Hydrogen Energy Testing Equipment

A system for electrolyser usually includes water treatment and supply system, stack control system,  AC/DC and DC/DC, heat rejection system and produced gas treament system. A test bench will have similar subsystems because its main function is to operate the electrolyser and acquire its performance data. The key differences which may lead to the need of a test bench are:

- Control Range of Work Conditions: Test benches are designed to operate electrolyser stacks on various and extreme conditions instead of a steady operation protocol to test the limits of the stack. The power, pressure and temperature controls on a test bench is usually having a larger control range and better resolution.

- Instrumentation: Test benches will usually have more types and intallation of instruments to fully diagonise the stack/cell, like gas analyzers, pressure transducers, electro-chemistry test stand, programmable power supplies. In most cases, same instruments also have better measurement accuracy on test benches.
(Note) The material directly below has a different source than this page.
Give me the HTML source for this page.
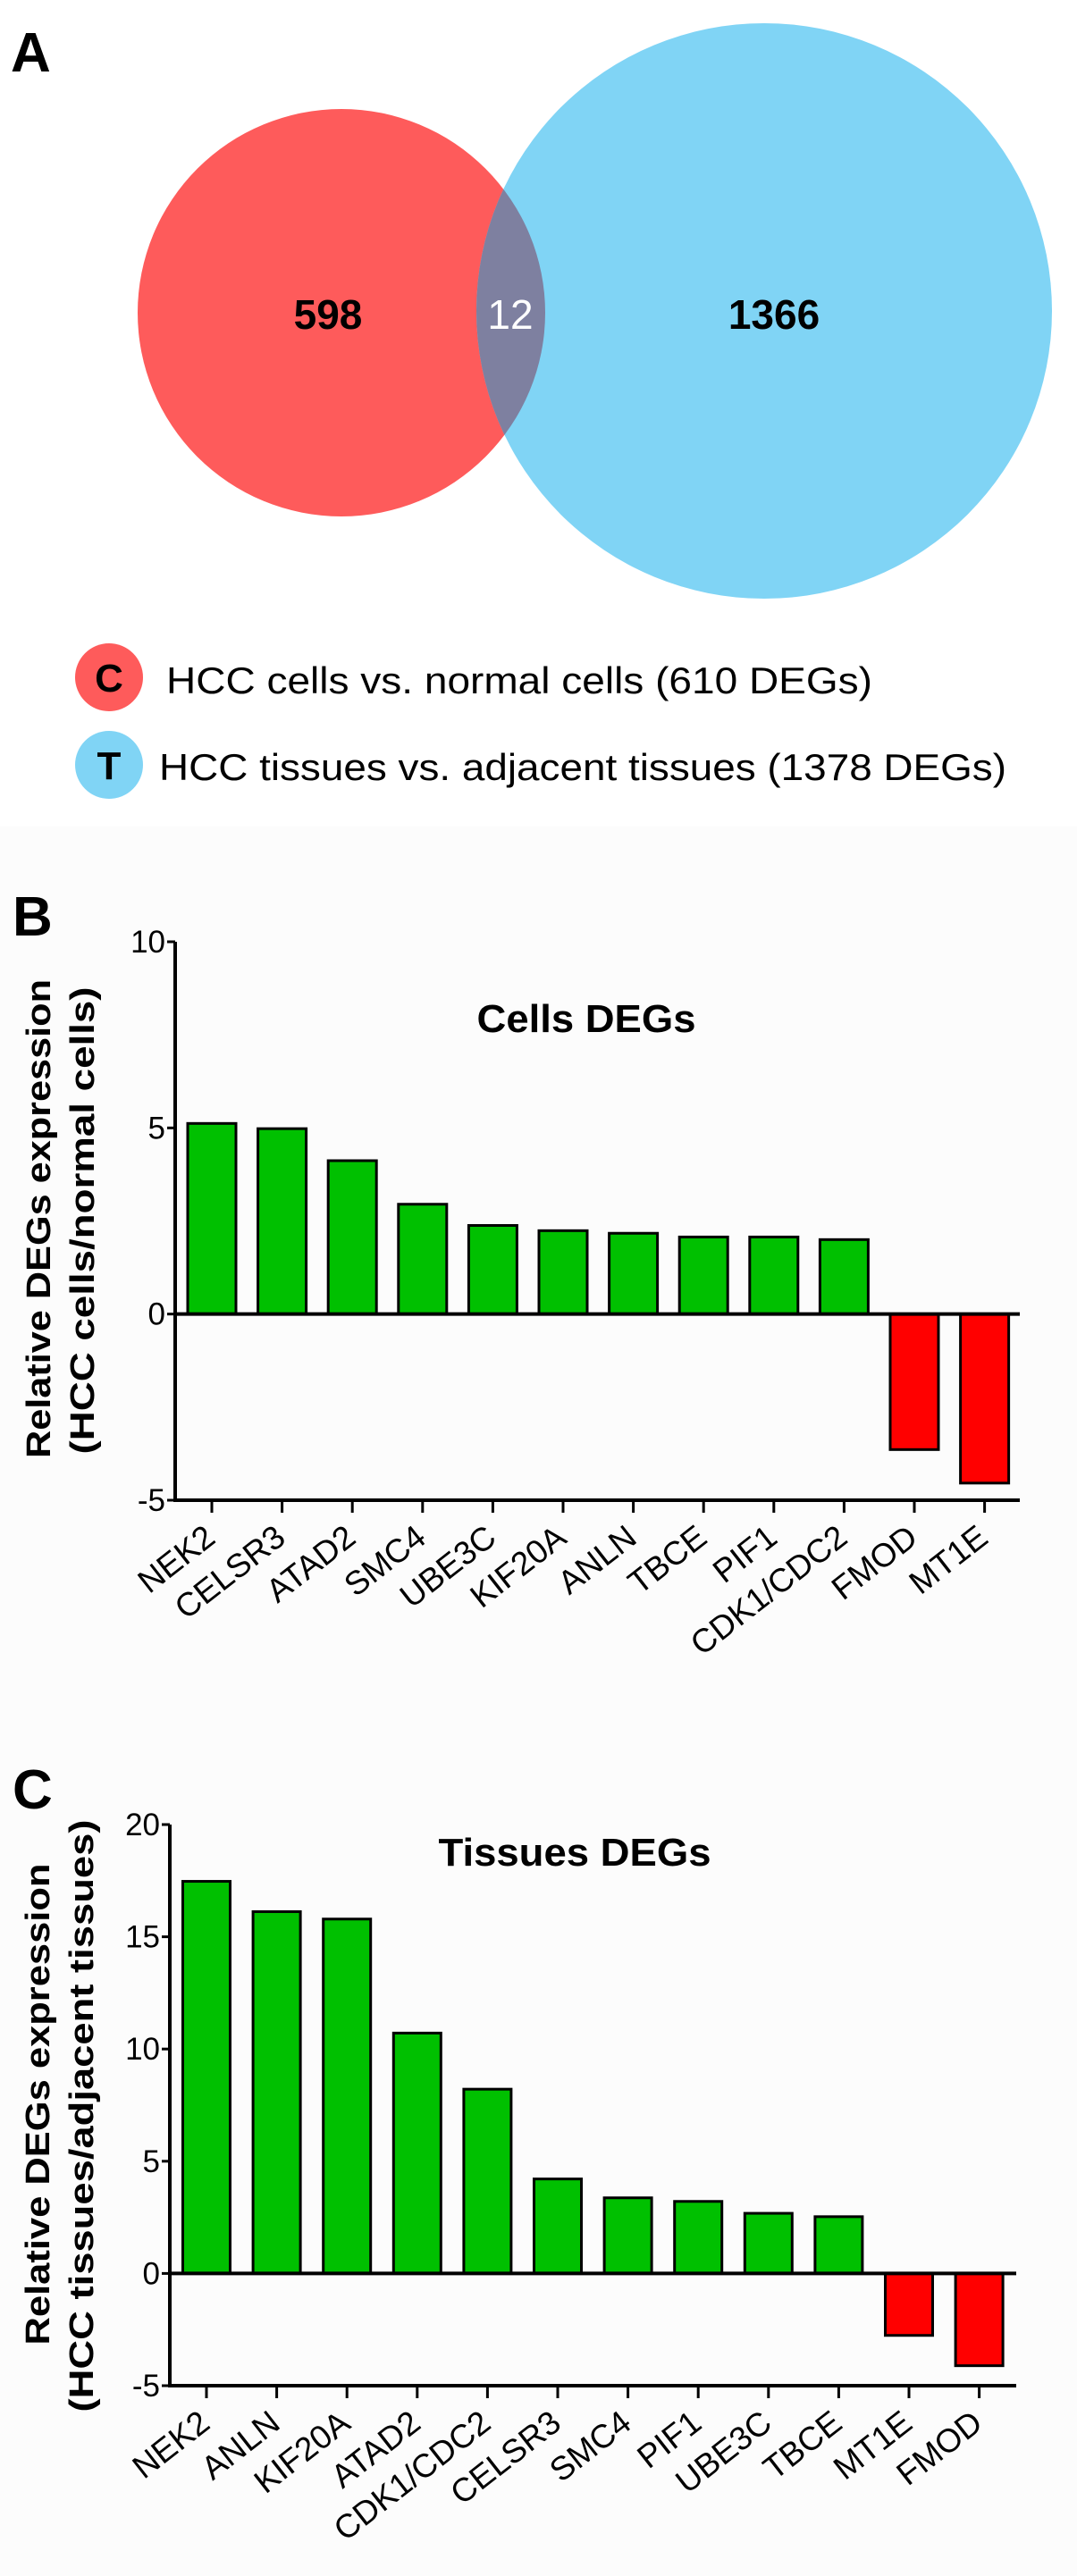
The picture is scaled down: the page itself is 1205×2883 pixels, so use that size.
<!DOCTYPE html>
<html><head><meta charset="utf-8">
<style>
html,body{margin:0;padding:0;background:#fff;}
svg{display:block;font-family:"Liberation Sans",Arial,sans-serif;}
</style></head>
<body>
<svg id="fig" width="1205" height="2883" viewBox="0 0 1205 2883" xmlns="http://www.w3.org/2000/svg">
  <rect x="0" y="0" width="1205" height="2883" fill="#ffffff"/>
  <rect x="0" y="925" width="1205" height="1958" fill="#fcfcfc"/>
  <text x="12" y="80" font-size="62" font-weight="bold">A</text>
  <g>
    <circle cx="382" cy="350" r="228" fill="#fe5b5b"/>
    <circle cx="855" cy="348" r="322" fill="#80d4f5"/>
    <clipPath id="clipRed"><circle cx="382" cy="350" r="228"/></clipPath>
    <circle cx="855" cy="348" r="322" fill="#7e80a0" clip-path="url(#clipRed)"/>
    <text x="367" y="368" font-size="46" font-weight="bold" text-anchor="middle">598</text>
    <text x="571" y="368" font-size="46" fill="#ffffff" text-anchor="middle">12</text>
    <text x="866" y="368" font-size="46" font-weight="bold" text-anchor="middle">1366</text>
  </g>
  <g>
    <circle cx="122" cy="758" r="38" fill="#fe5b5b"/>
    <text x="122" y="774" font-size="44" font-weight="bold" text-anchor="middle">C</text>
    <text x="186" y="776" font-size="42" textLength="790" lengthAdjust="spacingAndGlyphs">HCC cells vs. normal cells (610 DEGs)</text>
    <circle cx="122" cy="856" r="38" fill="#80d4f5"/>
    <text x="122" y="872" font-size="44" font-weight="bold" text-anchor="middle">T</text>
    <text x="178" y="873" font-size="42" textLength="948" lengthAdjust="spacingAndGlyphs">HCC tissues vs. adjacent tissues (1378 DEGs)</text>
  </g>
  <text x="14" y="1047" font-size="62" font-weight="bold">B</text>
  <text x="14" y="2024" font-size="62" font-weight="bold">C</text>
  <g id="chartB"></g>
  <g id="chartC"></g>
</svg>
<script>
const cellsCategories = ["NEK2","CELSR3","ATAD2","SMC4","UBE3C","KIF20A","ANLN","TBCE","PIF1","CDK1/CDC2","FMOD","MT1E"];
const cellsValues = [5.12,4.98,4.12,2.95,2.38,2.24,2.17,2.07,2.07,2.0,-3.64,-4.54];
const cellsTicks = [10,5,0,-5];
const tissuesCategories = ["NEK2","ANLN","KIF20A","ATAD2","CDK1/CDC2","CELSR3","SMC4","PIF1","UBE3C","TBCE","MT1E","FMOD"];
const tissuesValues = [17.47,16.12,15.79,10.71,8.21,4.21,3.37,3.21,2.68,2.53,-2.76,-4.11];
const tissuesTicks = [20,15,10,5,0,-5];

const NS = "http://www.w3.org/2000/svg";
function mk(parent, tag, attrs){
  const e = document.createElementNS(NS, tag);
  for (const k in attrs) e.setAttribute(k, attrs[k]);
  parent.appendChild(e);
  return e;
}
function drawChart(g, cfg){
  const yScale = v => cfg.y0 + (v - cfg.vmin) / (cfg.vmax - cfg.vmin) * (cfg.y1 - cfg.y0);
  const xScale = i => cfg.firstX + i * cfg.step;
  cfg.values.forEach((v, i) => {
    const y0 = yScale(0), yv = yScale(v);
    const r = mk(g, "rect", {x: xScale(i) - cfg.barW/2, y: Math.min(y0, yv), width: cfg.barW, height: Math.abs(yv - y0),
      fill: v >= 0 ? "#00c000" : "#ff0000", stroke: "#000", "stroke-width": 3});
    
    
  });
  const zl = mk(g, "line", {x1: cfg.axisX, x2: cfg.axisRight, y1: yScale(0), y2: yScale(0), stroke: "#000", "stroke-width": 4});
  
  
  const ya = mk(g, "line", {x1: cfg.axisX, x2: cfg.axisX, y1: yScale(cfg.vmax), y2: yScale(cfg.vmin) + 2, stroke: "#000", "stroke-width": 4});
  
  
  const xa = mk(g, "line", {x1: cfg.axisX - 2, x2: cfg.axisRight, y1: yScale(cfg.vmin), y2: yScale(cfg.vmin), stroke: "#000", "stroke-width": 4});
  
  
  cfg.ticks.forEach(t => {
    const y = yScale(t);
    const tl = mk(g, "line", {x1: cfg.axisX - 9, x2: cfg.axisX, y1: y, y2: y, stroke: "#000", "stroke-width": 3});
    
    
    const tx = mk(g, "text", {x: cfg.axisX - 11, y: y + 12, "font-size": 35, "text-anchor": "end"});
    tx.textContent = t;
    
    
  });
  cfg.cats.forEach((c, i) => {
    const x = xScale(i), yb = yScale(cfg.vmin);
    const tl = mk(g, "line", {x1: x, x2: x, y1: yb, y2: yb + 14, stroke: "#000", "stroke-width": 3});
    
    
    const ax = x + 6, ay = yb + 46;
    const tx = mk(g, "text", {x: ax, y: ay, "font-size": 37, "text-anchor": "end",
      transform: "rotate(-38 " + ax + " " + ay + ")"});
    tx.textContent = c;
    
    
  });
  const title = mk(g, "text", {x: cfg.titleX, y: cfg.titleY, "font-size": 44, "font-weight": "bold", "text-anchor": "middle",
    textLength: cfg.titleLen, lengthAdjust: "spacingAndGlyphs"});
  title.textContent = cfg.title;
  
  
  const t1 = mk(g, "text", {x: cfg.yTitleX1, y: cfg.yTitleY1, "font-size": 38, "font-weight": "bold", "text-anchor": "middle",
    textLength: cfg.yLen1, lengthAdjust: "spacingAndGlyphs", transform: "rotate(-90 " + cfg.yTitleX1 + " " + cfg.yTitleY1 + ")"});
  t1.textContent = "Relative DEGs expression";
  
  
  const t2 = mk(g, "text", {x: cfg.yTitleX2, y: cfg.yTitleY2, "font-size": 38, "font-weight": "bold", "text-anchor": "middle",
    textLength: cfg.yLen2, lengthAdjust: "spacingAndGlyphs", transform: "rotate(-90 " + cfg.yTitleX2 + " " + cfg.yTitleY2 + ")"});
  t2.textContent = cfg.yTitle2;
  
  
}
drawChart(document.getElementById("chartB"), {
  cats: cellsCategories, values: cellsValues, ticks: cellsTicks,
  vmin: -5, vmax: 10, y0: 1679, y1: 1054, axisX: 196, axisRight: 1141,
  firstX: 237, step: 78.6, barW: 54, title: "Cells DEGs", titleX: 656, titleY: 1155, titleLen: 245,
  yTitleX1: 56, yTitleY1: 1364, yLen1: 536, yTitleX2: 105, yTitleY2: 1366, yLen2: 523,
  yTitle2: "(HCC cells/normal cells)"
});
drawChart(document.getElementById("chartC"), {
  cats: tissuesCategories, values: tissuesValues, ticks: tissuesTicks,
  vmin: -5, vmax: 20, y0: 2670, y1: 2042, axisX: 190, axisRight: 1137,
  firstX: 231, step: 78.6, barW: 53, title: "Tissues DEGs", titleX: 643, titleY: 2088, titleLen: 305,
  yTitleX1: 55, yTitleY1: 2355, yLen1: 539, yTitleX2: 104, yTitleY2: 2368, yLen2: 663,
  yTitle2: "(HCC tissues/adjacent tissues)"
});
</script>
</body></html>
- Software: Tensor test benchse are equipped with the powerful human-machine-interface (HMI) NOVA. It is a testing software with full functionality of parameters control, calibration, testing protocol scripting, alarm configuration and data logging and analysis. On a system, the control software is usally embedded in the circuit board CPU and the HMI is usually a touch screen or a communication cable to its upper control systems.

Performing EIS on Fuel Cells or Electrolyzer Cells

Experimental Setup:

Electrode Configuration: Usually, a three-electrode system is adopted, consisting of a working electrode (the fuel cell or electrolyzer cell sample), a counter electrode (commonly graphite or platinum), and a reference electrode (such as saturated calomel electrode or silver/silver chloride electrode).

Cell and Electrolyte: The electrodes are mounted in a suitable cell, and the cell is filled with the corresponding electrolyte solution. For example, in the case of a proton exchange membrane fuel cell, the electrolyte is usually a proton-conducting membrane and the appropriate aqueous solution.

Connection and Shielding: The electrodes are connected to the potentiostat's leads, and the entire setup is often placed in a Faraday cage to reduce noise interference.

Instrument Parameters Setting:

Frequency Range: The frequency range needs to be set according to the characteristics of the sample and the research purpose. Generally, it starts from a high frequency and sweeps to a low frequency. For example, in the study of fuel cells, frequencies in the kilohertz range are often used to determine high-frequency impedances such as membrane resistance, and low-frequency impedances can provide information about the electrochemical behavior of the fuel cell.

Amplitude of the AC Signal: A small amplitude alternating current signal is usually used to perturb the sample to ensure that the measurement is within the linear response range of the electrochemical system and does not cause significant changes in the sample's state.

Data Acquisition Points: Set an appropriate number of data acquisition points per decade of frequency to ensure the accuracy and resolution of the impedance spectrum.

Information Provided by EIS about the Sample

Ohmic Resistance: The real part of the impedance at high frequencies in the EIS spectrum mainly reflects the ohmic resistance of the sample, including the resistance of the electrolyte, electrodes, and other components in the fuel cell or electrolyzer cell. By analyzing the ohmic resistance, the conductivity and internal resistance of the sample can be evaluated, and the influence of factors such as material quality and assembly process on the internal resistance of the cell can be understood.

Polarization Resistance: The semicircle diameter in the Nyquist plot of the EIS spectrum is related to the polarization resistance, which reflects the resistance caused by electrochemical processes and diffusion in the sample. The magnitude of the polarization resistance can be used to evaluate the reaction kinetics and mass transfer characteristics of the electrode reaction in the fuel cell or electrolyzer cell, and to understand the activity and stability of the electrode.

Double Layer Capacitance: The imaginary part of the impedance in the EIS spectrum can provide information about the double layer capacitance at the electrode-electrolyte interface. The double layer capacitance is related to the surface area and electrochemical activity of the electrode, and can be used to study the adsorption and desorption behavior of reactants and products at the electrode surface, as well as the change of the electrode surface state.

Electrochemical Reaction Mechanism: By analyzing the shape and characteristics of the EIS spectrum at different frequencies, the electrochemical reaction mechanism in the fuel cell or electrolyzer cell can be inferred. For example, the impedance spectrum at different frequencies can be decomposed and analyzed by methods such as the distribution of relaxation time to understand the specific processes and reaction rates of charge transfer, mass transfer, and chemical reaction in the electrochemical system.

Performance and Stability Evaluation: EIS can be used to monitor the performance and stability of fuel cells or electrolyzer cells. By comparing the EIS spectra of the sample under different working conditions or at different times, the changes in the internal impedance and electrochemical properties of the sample can be observed, and the performance degradation and stability problems of the cell can be evaluated and predicted.